Out of a girl's death at Columbine, a battle against bullying is born



Posted on March 24, 2011 at 12:31 PM

Mike Hoss / Eyewitness News

NEW ORLEANS -- When Darrell Scott speaks, it’s from the heart.

“We felt compassion for you when Katrina hit. The whole world watched on television and you felt compassion for us as you watched the Columbine tragedy unfold,” Darrell said.

Darrell's 17-year-old daughter Rachel was the first student killed in the tragic Columbine High School shooting in Colorado, nearly 12 years ago.

Reading Rachel's diary and essays in the heart-wrenching days that followed opened Darrell's eyes further to the deep, introspective and giving daughter he'd always known.

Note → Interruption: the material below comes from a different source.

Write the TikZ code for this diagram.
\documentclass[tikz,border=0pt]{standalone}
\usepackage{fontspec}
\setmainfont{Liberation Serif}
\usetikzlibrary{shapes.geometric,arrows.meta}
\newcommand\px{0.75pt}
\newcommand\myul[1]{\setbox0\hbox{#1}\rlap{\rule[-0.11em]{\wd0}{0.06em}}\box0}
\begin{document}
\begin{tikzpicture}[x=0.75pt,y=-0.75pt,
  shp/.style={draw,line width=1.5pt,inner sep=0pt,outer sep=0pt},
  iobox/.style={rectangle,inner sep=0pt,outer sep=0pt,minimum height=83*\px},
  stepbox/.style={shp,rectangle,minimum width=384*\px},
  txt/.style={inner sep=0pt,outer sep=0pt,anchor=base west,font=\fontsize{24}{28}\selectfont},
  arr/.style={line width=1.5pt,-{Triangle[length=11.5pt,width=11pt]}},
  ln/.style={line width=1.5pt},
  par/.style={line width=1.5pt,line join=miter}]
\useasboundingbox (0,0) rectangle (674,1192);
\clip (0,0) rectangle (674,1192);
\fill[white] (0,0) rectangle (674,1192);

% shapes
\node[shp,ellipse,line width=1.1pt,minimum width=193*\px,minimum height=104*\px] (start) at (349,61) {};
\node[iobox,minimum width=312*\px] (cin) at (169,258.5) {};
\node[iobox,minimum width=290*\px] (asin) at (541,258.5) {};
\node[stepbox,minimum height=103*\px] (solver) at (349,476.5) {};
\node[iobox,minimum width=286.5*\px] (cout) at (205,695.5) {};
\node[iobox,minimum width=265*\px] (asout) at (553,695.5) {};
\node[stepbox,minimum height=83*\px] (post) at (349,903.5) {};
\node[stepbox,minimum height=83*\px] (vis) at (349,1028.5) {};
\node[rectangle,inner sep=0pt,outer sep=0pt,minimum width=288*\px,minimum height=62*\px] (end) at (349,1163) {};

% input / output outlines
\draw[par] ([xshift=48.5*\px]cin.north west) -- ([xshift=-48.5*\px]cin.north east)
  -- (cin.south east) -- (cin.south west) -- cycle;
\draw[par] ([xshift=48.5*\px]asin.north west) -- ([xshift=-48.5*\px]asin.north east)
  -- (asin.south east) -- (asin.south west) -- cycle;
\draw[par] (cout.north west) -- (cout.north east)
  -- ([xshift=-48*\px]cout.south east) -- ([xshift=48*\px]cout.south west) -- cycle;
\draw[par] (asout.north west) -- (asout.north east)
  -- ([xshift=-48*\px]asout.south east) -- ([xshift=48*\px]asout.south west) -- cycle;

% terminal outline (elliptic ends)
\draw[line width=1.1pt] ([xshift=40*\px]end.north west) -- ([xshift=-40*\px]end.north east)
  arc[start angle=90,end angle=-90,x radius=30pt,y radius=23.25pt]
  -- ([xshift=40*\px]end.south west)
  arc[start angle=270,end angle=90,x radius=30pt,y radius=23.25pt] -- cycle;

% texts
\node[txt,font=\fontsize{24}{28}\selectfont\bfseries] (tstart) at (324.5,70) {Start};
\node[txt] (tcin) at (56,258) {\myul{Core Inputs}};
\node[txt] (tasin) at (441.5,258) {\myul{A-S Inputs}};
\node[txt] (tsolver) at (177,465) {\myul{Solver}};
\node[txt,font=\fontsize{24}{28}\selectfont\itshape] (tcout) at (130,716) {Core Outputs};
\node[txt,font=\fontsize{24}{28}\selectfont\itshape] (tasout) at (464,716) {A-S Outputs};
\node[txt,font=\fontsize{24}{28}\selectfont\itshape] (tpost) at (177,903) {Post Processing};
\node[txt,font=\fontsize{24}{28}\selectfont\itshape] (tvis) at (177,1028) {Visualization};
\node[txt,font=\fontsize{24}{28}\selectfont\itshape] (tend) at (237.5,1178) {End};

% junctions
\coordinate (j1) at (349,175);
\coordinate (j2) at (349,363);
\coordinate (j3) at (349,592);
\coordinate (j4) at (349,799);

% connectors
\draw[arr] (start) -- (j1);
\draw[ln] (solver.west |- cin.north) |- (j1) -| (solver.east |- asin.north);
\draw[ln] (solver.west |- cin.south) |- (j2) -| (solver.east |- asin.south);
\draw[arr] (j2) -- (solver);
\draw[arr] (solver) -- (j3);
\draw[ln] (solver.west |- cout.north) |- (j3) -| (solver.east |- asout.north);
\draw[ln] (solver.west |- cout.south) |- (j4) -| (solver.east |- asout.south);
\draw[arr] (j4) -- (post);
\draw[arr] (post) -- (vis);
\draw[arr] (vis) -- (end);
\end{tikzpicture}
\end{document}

“And Rachel said people will never know how far a little kindness can go. Rachel didn't just write about kindness. She had a reputation at her school for practicing kindness.”

Based on those writings and Rachel’s desire to impact the world with a chain reaction of kindness and compassion, Rachel's Challenge was born. Darrell now travels the world, talking to kids from elementary schools to colleges about Rachel’s ideas and values.

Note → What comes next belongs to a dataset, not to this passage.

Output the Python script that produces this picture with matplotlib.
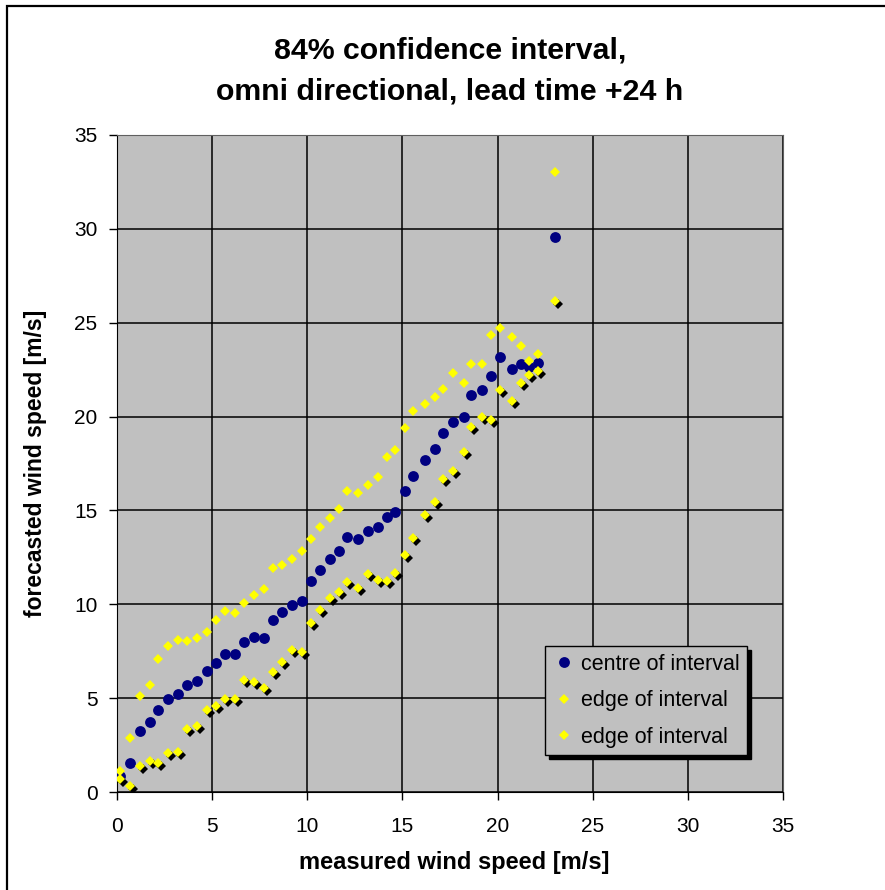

“Her story had a real impact on people, so we geared it towards the educational arena, and realize that young people especially gravitate to her story, because she was one of them.”

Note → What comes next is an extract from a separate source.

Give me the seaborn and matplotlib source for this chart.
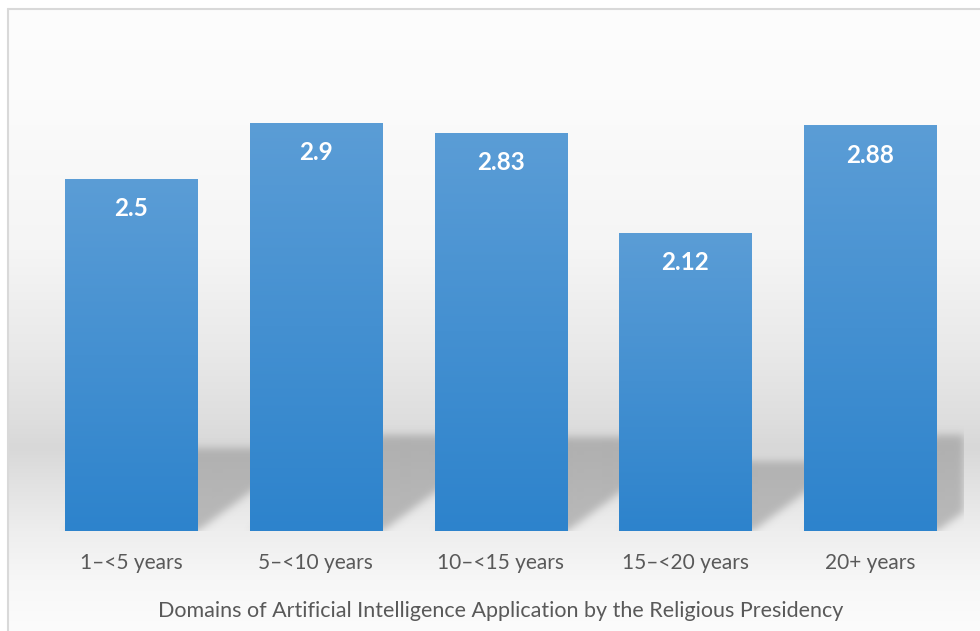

But Rachel's Challenge is more than a school assembly program. It’s a long-term campaign to stop teen suicides and bullying by promoting a pay-it-forward mentality of kindness.

The schools who join in set up service clubs that work on positive projects for the school and community.

With more than 1200 Rachel’s Challenge service clubs across the world, the success stories are there.

“And it changes the climate,” Darrell said. “Just instantly the climate is changed in a school.”

For the business leaders and educators who saw today's presentation, a successful program like Rachel’s Challenge would be an ideal situation.

“It's incredible,” said Emile Foster of Homedale Elementary School. “I think it’s just the kind of inspiration we need.”

“I think we have a bunch of kids that do that already, in our schools and I think that recommitment from them, the affirmation from them that they're doing the right thing and it can spread, just like it did in Rachel's situation,” said St. Tammany Parish Public Schools Superintendent Trey Folse.

And for Darrell, a Louisiana native, it’s a program he knows Rachel would be proud of.

“I wish that she could be in the room seeing the impact of her life on others.”

Darrell says the group has received more than 450 emails and letters from kids who said Rachel's Challenge kept them from committing suicide.

WWLTV will be featuring local Rachel’s Challenge schools and students in the future.